Rather than raise menu prices, restaurants are using new fees and surcharges to stick inflation into the fine print.
Fees for a “noncash adjustment,” “fuel surcharge,” or “kitchen appreciation” have been showing up on more bills lately. Industry analysts say this wave of surcharges is mostly being driven by restaurants trying to cope with the impact of rising inflation and a tight labor market on their bottom lines. In addition, Mastercard and Visa in April raised transaction fees for many merchants.
Lightspeed, a global developer of point-of-sale software, said fee revenue nearly doubled from April 2021 to April 2022, based on a sample of 6,000 U.S. restaurants that use its platform. The number of restaurants adding service fees increased by 36.4% over the same period.
“As the costs of doing business have changed, we’ve seen more merchants leverage this tactic,” said Peter Dougherty, Lightspeed’s general manager of hospitality.
The practice is similar to shrinkflation, when snack-food companies reduce the size of packaging or portions to make it harder to spot a price increase.
The fees are effective in part because unless people are paying close attention, many fail to notice them. When the bill arrived following a mid-April dinner at Romano’s Macaroni Grill, Lizzie Stephens was about to grab her wallet to pay. Instead, she pulled out her phone to Google the “temporary inflation fee” she noticed had been added to her check.

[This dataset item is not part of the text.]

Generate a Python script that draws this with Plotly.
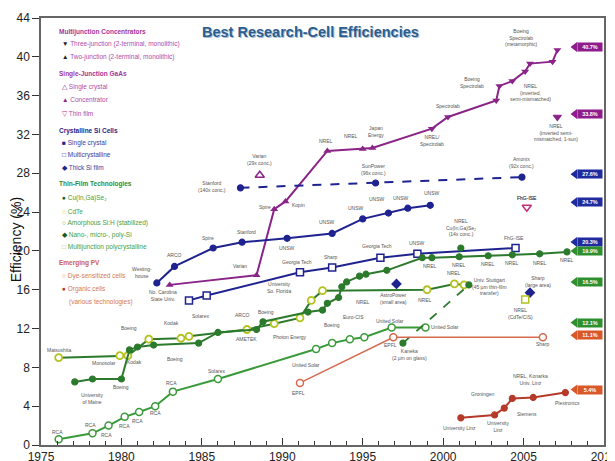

“I was just like—wow, now we’re getting fees at a restaurant, too?” said Ms. Stephens, 34 years old, who lives in the Stockton, Calif., area.
The charge was $2. She said it added to her overall annoyance about higher prices. Her landlord had just raised her rent by $150 in March. A single mom of two, she had just taken on a part-time gig to supplement her income.
The restaurant chain wasn’t immediately available for comment. Its website includes the following statement: “A temporary $2 fee will be added to offset macroeconomic pressures.”